Rednecks

Lynete lszydlowski at hotmail.com
Wed Jul 20 18:49:05 UTC 2005


No: HPFGUIDX 133550

--- In HPforGrownups at yahoogroups.com, Avery Ke <avery at u...> wrote:
> cayres1 wrote:
> >My little brother (who, at age 20, is not that little) made me
> >laugh when he said: "Voldemort's a redneck!" (Though, to be
> >perfectly correct, it's his mother's family, not him).
> 
> Well, not precisely, since a redneck is defined as a "a poor white
> person in the southern United States." I don't know the British
> equivalent. A peasant, a yeoman? 
> 
My reply: I found this scene poignant as well. I'm reading a book 
called "Born Fighting: How the Scots-Irish Shaped America" by James 
Webb which probably shaped my response. I'll share some quotes fom 
the book on the Scot-Irish character:

"Most of them had little or no schooling, knew no refined trade and 
had read no book...Few would have had any idea why someone would even 
want to sit down in front of an easel with a dozen pots of colored 
oils and paint a picture...But they were strong, keen of practical 
intellect...And if any man, no matter how highly born, should strike 
or offend them, it was their credo to strike back twice as hard." p88-
89.

This scene put me in mind of the Scots at the time of William Wallace 
called upon to acknowledge the lordship of the English or the 
Highlanders after the Battle of Culloden who were persecuted by the 
English for wearing kilts, speaking the Gaelic and playing the 
bagpipes. And, as Mr.
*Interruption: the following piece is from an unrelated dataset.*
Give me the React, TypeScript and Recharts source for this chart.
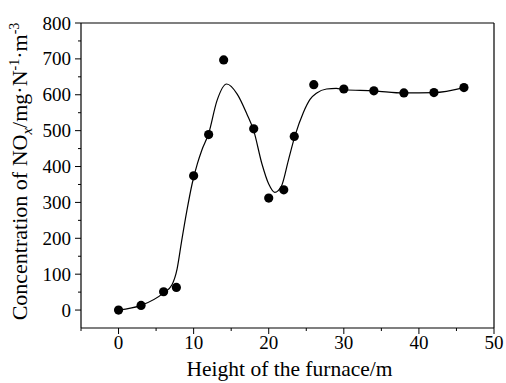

Webb acknowledges, in the USA we call them 
Rednecks (in Canada, they are callled Newfies - Newfoundland was 
heavily settled by the Scots and Irish). 

The question I had is: why are these people being told they have 
broken laws they obviously had no ken existed, and that they must 
answer to an authority they obviously don't acknowledge?  And 
although they are obviously a mean-spirited and even criminal pair, I 
admit this Scots-Irish American felt a moment of sympathy.